- Blowout Location within the state of Texas Blowout Blowout (the United States)
- Coordinates: 30°26′50″N 98°34′39″W﻿ / ﻿30.44722°N 98.57750°W
- Country: United States
- State: Texas
- County: Blanco
- Elevation: 1,263 ft (385 m)
- Time zone: UTC-6 (Central (CST))
- • Summer (DST): UTC-5 (CDT)
- GNIS feature ID: 1379432

= Blowout, Texas =

Blowout is an unincorporated community in Blanco County, Texas, United States.

==History==
This community dates back to 1854 when a group of two-dozen homesteaders moved to the area from Kentucky and settled on the east side of Comanche Creek near Comanche Spring, about three miles below the origin of the creek. It began to grow into a community as more settlers arrived and moved upstream.
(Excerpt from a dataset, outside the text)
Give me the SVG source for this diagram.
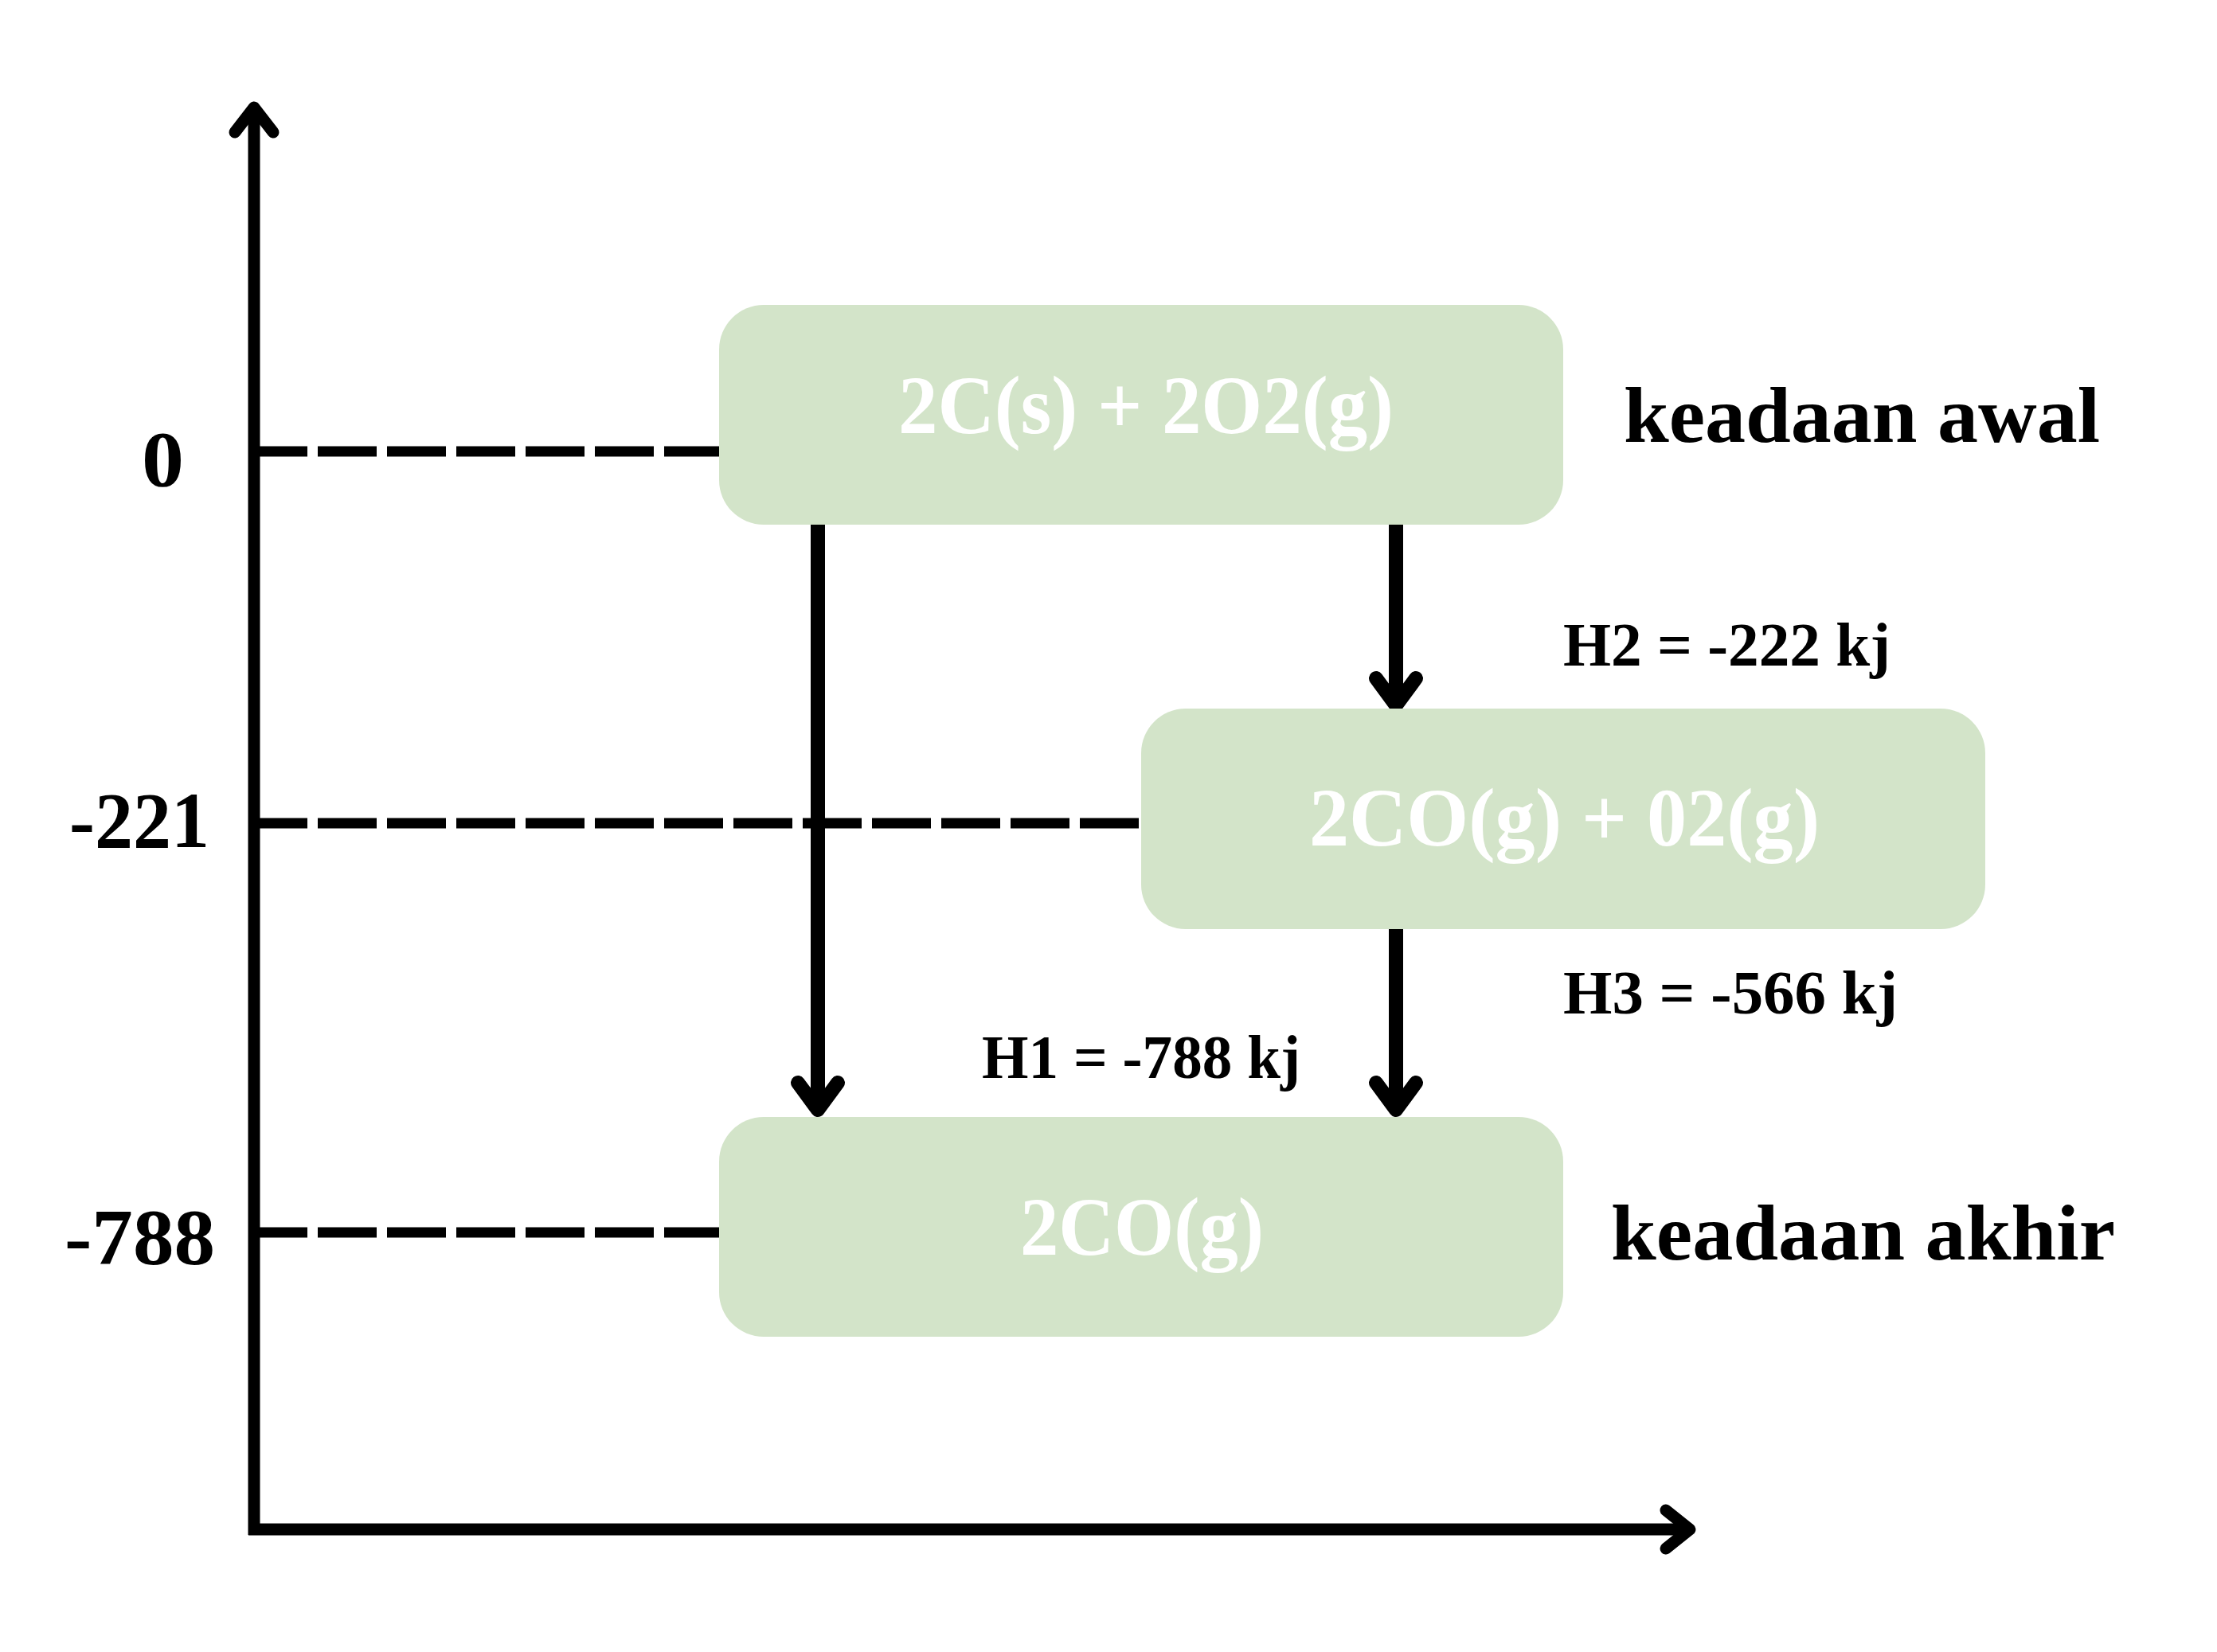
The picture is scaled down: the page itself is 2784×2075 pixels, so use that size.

The origin of the name "Blowout" is reported to be due to a bat guano explosion, when ammonia and other gases built up inside the cave and lightning struck its mouth. The cave was named Blowout Cave and was located on the east side of the creek and was home to 1,000 bats. There is little trace of the community today, as only several scattered houses are located among the rocky hills.

In 1875, the community had several businesses. A post office was established at Blowout that year and remained in operation until 1918. It ran through Fredericksburg to Willow City to Blowout. Mail was also delivered from nearby Burnet. There was one brief interruption when the creeks and rivers flooded due to heavy rain and when the mail carrier was arrested for "abstracting money". Settlers sold wagon loads of bat guano for fertilizer and appeared to have ended briefly, until local rancher Frank Lacy discovered gold in a nearby creek in 1896, thus causing a gold rush in the community.

==Geography==
Blowout is located 15 mi northwest of Johnson City in northwestern Blanco County.

==Education==
Blowout is served by the Johnson City Independent School District.

==Media==
- KTSN-FM, a radio station (88.9 FM) licensed to serve Blowout.